Repeat the listing in full. Nothing may be added or left out.
## begin PROVIDED ENTRIES
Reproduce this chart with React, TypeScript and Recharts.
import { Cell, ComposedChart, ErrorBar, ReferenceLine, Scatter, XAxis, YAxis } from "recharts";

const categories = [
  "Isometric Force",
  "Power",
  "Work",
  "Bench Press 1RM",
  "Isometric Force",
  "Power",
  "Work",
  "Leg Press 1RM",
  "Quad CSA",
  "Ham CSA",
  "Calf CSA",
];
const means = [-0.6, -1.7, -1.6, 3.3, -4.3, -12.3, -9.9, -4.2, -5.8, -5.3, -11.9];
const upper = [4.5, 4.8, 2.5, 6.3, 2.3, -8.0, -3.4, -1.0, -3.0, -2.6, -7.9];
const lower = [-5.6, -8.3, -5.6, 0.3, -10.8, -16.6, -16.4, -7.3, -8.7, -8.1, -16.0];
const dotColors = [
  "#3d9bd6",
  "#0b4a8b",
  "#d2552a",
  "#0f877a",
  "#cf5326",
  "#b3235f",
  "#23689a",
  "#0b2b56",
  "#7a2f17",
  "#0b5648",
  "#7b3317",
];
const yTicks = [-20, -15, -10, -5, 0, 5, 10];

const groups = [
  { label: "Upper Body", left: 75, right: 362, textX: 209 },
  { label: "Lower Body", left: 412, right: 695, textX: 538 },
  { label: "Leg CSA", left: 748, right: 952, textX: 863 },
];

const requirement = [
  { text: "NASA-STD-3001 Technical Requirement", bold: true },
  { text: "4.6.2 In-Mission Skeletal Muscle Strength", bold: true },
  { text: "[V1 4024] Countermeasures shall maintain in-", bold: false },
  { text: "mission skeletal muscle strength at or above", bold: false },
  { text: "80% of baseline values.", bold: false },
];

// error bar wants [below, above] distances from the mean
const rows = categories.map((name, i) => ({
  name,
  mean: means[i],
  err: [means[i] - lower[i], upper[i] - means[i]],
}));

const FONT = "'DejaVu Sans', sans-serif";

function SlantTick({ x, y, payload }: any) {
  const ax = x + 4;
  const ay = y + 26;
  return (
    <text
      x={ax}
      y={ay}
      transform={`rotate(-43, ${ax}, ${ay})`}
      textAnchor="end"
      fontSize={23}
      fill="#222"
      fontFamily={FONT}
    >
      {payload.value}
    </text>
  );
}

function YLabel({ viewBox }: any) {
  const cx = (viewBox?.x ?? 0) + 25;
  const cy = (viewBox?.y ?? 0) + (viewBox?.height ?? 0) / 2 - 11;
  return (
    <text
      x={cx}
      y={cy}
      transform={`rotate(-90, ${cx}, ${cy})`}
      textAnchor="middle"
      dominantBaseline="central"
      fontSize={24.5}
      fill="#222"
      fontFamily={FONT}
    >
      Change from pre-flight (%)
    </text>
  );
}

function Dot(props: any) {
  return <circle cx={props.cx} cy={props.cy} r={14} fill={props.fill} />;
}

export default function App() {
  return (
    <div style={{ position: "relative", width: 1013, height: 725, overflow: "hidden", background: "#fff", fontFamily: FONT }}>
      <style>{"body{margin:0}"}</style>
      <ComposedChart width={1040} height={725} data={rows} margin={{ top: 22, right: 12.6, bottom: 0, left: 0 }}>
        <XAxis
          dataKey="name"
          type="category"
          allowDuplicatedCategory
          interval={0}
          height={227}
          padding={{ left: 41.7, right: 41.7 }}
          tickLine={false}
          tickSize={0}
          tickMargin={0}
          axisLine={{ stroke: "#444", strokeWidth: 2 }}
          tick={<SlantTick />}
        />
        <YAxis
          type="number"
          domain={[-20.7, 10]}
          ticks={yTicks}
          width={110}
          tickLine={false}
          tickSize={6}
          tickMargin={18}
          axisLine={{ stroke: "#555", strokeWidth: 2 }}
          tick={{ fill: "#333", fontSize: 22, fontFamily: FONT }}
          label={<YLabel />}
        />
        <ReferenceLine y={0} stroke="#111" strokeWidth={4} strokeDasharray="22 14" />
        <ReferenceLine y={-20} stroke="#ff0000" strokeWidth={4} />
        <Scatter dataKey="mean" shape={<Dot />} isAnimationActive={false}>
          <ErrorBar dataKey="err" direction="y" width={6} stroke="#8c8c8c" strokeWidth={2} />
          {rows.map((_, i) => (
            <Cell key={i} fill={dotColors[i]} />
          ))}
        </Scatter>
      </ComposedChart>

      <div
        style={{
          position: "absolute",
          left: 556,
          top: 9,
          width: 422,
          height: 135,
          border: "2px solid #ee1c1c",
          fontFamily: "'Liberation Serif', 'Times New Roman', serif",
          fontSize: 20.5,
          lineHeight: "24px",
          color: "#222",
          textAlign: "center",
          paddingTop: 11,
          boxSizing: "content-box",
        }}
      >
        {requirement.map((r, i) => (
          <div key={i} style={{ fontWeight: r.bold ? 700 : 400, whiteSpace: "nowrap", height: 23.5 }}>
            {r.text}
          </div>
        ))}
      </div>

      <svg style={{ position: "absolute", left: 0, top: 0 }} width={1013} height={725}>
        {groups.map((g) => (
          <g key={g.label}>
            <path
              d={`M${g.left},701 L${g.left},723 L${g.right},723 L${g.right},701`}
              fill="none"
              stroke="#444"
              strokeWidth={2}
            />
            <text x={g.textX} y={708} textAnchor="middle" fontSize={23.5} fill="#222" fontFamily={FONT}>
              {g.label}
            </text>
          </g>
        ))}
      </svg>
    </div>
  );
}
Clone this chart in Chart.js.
## end PROVIDED ENTRIES
COMPLETE OUTPUT =>
Reproduce this chart with React, TypeScript and Recharts.
import { Cell, ComposedChart, ErrorBar, ReferenceLine, Scatter, XAxis, YAxis } from "recharts";

const categories = [
  "Isometric Force",
  "Power",
  "Work",
  "Bench Press 1RM",
  "Isometric Force",
  "Power",
  "Work",
  "Leg Press 1RM",
  "Quad CSA",
  "Ham CSA",
  "Calf CSA",
];
const means = [-0.6, -1.7, -1.6, 3.3, -4.3, -12.3, -9.9, -4.2, -5.8, -5.3, -11.9];
const upper = [4.5, 4.8, 2.5, 6.3, 2.3, -8.0, -3.4, -1.0, -3.0, -2.6, -7.9];
const lower = [-5.6, -8.3, -5.6, 0.3, -10.8, -16.6, -16.4, -7.3, -8.7, -8.1, -16.0];
const dotColors = [
  "#3d9bd6",
  "#0b4a8b",
  "#d2552a",
  "#0f877a",
  "#cf5326",
  "#b3235f",
  "#23689a",
  "#0b2b56",
  "#7a2f17",
  "#0b5648",
  "#7b3317",
];
const yTicks = [-20, -15, -10, -5, 0, 5, 10];

const groups = [
  { label: "Upper Body", left: 75, right: 362, textX: 209 },
  { label: "Lower Body", left: 412, right: 695, textX: 538 },
  { label: "Leg CSA", left: 748, right: 952, textX: 863 },
];

const requirement = [
  { text: "NASA-STD-3001 Technical Requirement", bold: true },
  { text: "4.6.2 In-Mission Skeletal Muscle Strength", bold: true },
  { text: "[V1 4024] Countermeasures shall maintain in-", bold: false },
  { text: "mission skeletal muscle strength at or above", bold: false },
  { text: "80% of baseline values.", bold: false },
];

// error bar wants [below, above] distances from the mean
const rows = categories.map((name, i) => ({
  name,
  mean: means[i],
  err: [means[i] - lower[i], upper[i] - means[i]],
}));

const FONT = "'DejaVu Sans', sans-serif";

function SlantTick({ x, y, payload }: any) {
  const ax = x + 4;
  const ay = y + 26;
  return (
    <text
      x={ax}
      y={ay}
      transform={`rotate(-43, ${ax}, ${ay})`}
      textAnchor="end"
      fontSize={23}
      fill="#222"
      fontFamily={FONT}
    >
      {payload.value}
    </text>
  );
}

function YLabel({ viewBox }: any) {
  const cx = (viewBox?.x ?? 0) + 25;
  const cy = (viewBox?.y ?? 0) + (viewBox?.height ?? 0) / 2 - 11;
  return (
    <text
      x={cx}
      y={cy}
      transform={`rotate(-90, ${cx}, ${cy})`}
      textAnchor="middle"
      dominantBaseline="central"
      fontSize={24.5}
      fill="#222"
      fontFamily={FONT}
    >
      Change from pre-flight (%)
    </text>
  );
}

function Dot(props: any) {
  return <circle cx={props.cx} cy={props.cy} r={14} fill={props.fill} />;
}

export default function App() {
  return (
    <div style={{ position: "relative", width: 1013, height: 725, overflow: "hidden", background: "#fff", fontFamily: FONT }}>
      <style>{"body{margin:0}"}</style>
      <ComposedChart width={1040} height={725} data={rows} margin={{ top: 22, right: 12.6, bottom: 0, left: 0 }}>
        <XAxis
          dataKey="name"
          type="category"
          allowDuplicatedCategory
          interval={0}
          height={227}
          padding={{ left: 41.7, right: 41.7 }}
          tickLine={false}
          tickSize={0}
          tickMargin={0}
          axisLine={{ stroke: "#444", strokeWidth: 2 }}
          tick={<SlantTick />}
        />
        <YAxis
          type="number"
          domain={[-20.7, 10]}
          ticks={yTicks}
          width={110}
          tickLine={false}
          tickSize={6}
          tickMargin={18}
          axisLine={{ stroke: "#555", strokeWidth: 2 }}
          tick={{ fill: "#333", fontSize: 22, fontFamily: FONT }}
          label={<YLabel />}
        />
        <ReferenceLine y={0} stroke="#111" strokeWidth={4} strokeDasharray="22 14" />
        <ReferenceLine y={-20} stroke="#ff0000" strokeWidth={4} />
        <Scatter dataKey="mean" shape={<Dot />} isAnimationActive={false}>
          <ErrorBar dataKey="err" direction="y" width={6} stroke="#8c8c8c" strokeWidth={2} />
          {rows.map((_, i) => (
            <Cell key={i} fill={dotColors[i]} />
          ))}
        </Scatter>
      </ComposedChart>

      <div
        style={{
          position: "absolute",
          left: 556,
          top: 9,
          width: 422,
          height: 135,
          border: "2px solid #ee1c1c",
          fontFamily: "'Liberation Serif', 'Times New Roman', serif",
          fontSize: 20.5,
          lineHeight: "24px",
          color: "#222",
          textAlign: "center",
          paddingTop: 11,
          boxSizing: "content-box",
        }}
      >
        {requirement.map((r, i) => (
          <div key={i} style={{ fontWeight: r.bold ? 700 : 400, whiteSpace: "nowrap", height: 23.5 }}>
            {r.text}
          </div>
        ))}
      </div>

      <svg style={{ position: "absolute", left: 0, top: 0 }} width={1013} height={725}>
        {groups.map((g) => (
          <g key={g.label}>
            <path
              d={`M${g.left},701 L${g.left},723 L${g.right},723 L${g.right},701`}
              fill="none"
              stroke="#444"
              strokeWidth={2}
            />
            <text x={g.textX} y={708} textAnchor="middle" fontSize={23.5} fill="#222" fontFamily={FONT}>
              {g.label}
            </text>
          </g>
        ))}
      </svg>
    </div>
  );
}
Clone this chart in Chart.js.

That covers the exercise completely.